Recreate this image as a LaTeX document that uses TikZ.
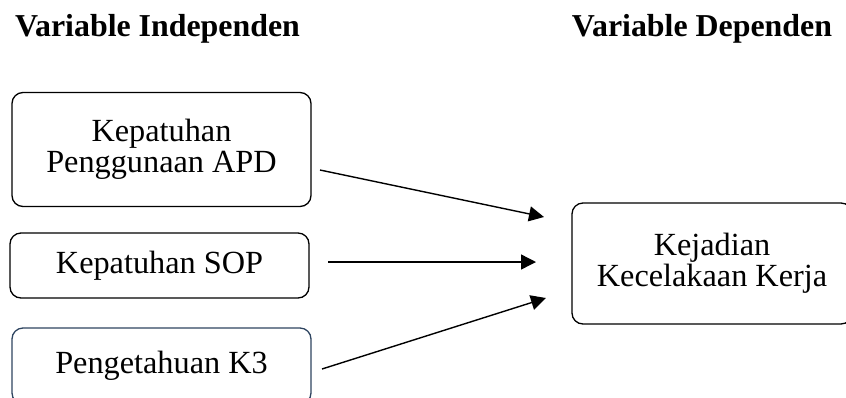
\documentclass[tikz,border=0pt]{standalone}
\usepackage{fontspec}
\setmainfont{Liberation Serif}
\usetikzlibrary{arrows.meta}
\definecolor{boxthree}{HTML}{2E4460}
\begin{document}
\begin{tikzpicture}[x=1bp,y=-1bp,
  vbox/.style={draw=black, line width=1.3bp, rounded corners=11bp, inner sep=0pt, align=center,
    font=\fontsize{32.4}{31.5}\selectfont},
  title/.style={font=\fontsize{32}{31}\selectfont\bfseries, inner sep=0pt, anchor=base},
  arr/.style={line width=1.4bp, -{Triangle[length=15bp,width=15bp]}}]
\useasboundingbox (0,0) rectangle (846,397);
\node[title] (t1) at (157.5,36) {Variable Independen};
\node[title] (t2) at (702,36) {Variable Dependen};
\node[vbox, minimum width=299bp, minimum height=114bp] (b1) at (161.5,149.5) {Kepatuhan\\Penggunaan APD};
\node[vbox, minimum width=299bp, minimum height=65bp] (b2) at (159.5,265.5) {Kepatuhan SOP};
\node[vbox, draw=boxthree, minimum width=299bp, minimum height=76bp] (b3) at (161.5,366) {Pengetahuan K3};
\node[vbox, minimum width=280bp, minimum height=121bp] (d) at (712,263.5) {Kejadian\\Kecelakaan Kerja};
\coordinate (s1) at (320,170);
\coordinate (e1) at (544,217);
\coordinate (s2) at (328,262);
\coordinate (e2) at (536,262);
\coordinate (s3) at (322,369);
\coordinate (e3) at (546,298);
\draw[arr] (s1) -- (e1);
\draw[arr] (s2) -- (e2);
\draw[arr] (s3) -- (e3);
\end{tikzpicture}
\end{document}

+-------+

Write out each line of the data exactly; the images should be left out.

TASK RESPONSE>
Recreate this image as a LaTeX document that uses TikZ.
\documentclass[tikz,border=0pt]{standalone}
\usepackage{fontspec}
\setmainfont{Liberation Serif}
\usetikzlibrary{arrows.meta}
\definecolor{boxthree}{HTML}{2E4460}
\begin{document}
\begin{tikzpicture}[x=1bp,y=-1bp,
  vbox/.style={draw=black, line width=1.3bp, rounded corners=11bp, inner sep=0pt, align=center,
    font=\fontsize{32.4}{31.5}\selectfont},
  title/.style={font=\fontsize{32}{31}\selectfont\bfseries, inner sep=0pt, anchor=base},
  arr/.style={line width=1.4bp, -{Triangle[length=15bp,width=15bp]}}]
\useasboundingbox (0,0) rectangle (846,397);
\node[title] (t1) at (157.5,36) {Variable Independen};
\node[title] (t2) at (702,36) {Variable Dependen};
\node[vbox, minimum width=299bp, minimum height=114bp] (b1) at (161.5,149.5) {Kepatuhan\\Penggunaan APD};
\node[vbox, minimum width=299bp, minimum height=65bp] (b2) at (159.5,265.5) {Kepatuhan SOP};
\node[vbox, draw=boxthree, minimum width=299bp, minimum height=76bp] (b3) at (161.5,366) {Pengetahuan K3};
\node[vbox, minimum width=280bp, minimum height=121bp] (d) at (712,263.5) {Kejadian\\Kecelakaan Kerja};
\coordinate (s1) at (320,170);
\coordinate (e1) at (544,217);
\coordinate (s2) at (328,262);
\coordinate (e2) at (536,262);
\coordinate (s3) at (322,369);
\coordinate (e3) at (546,298);
\draw[arr] (s1) -- (e1);
\draw[arr] (s2) -- (e2);
\draw[arr] (s3) -- (e3);
\end{tikzpicture}
\end{document}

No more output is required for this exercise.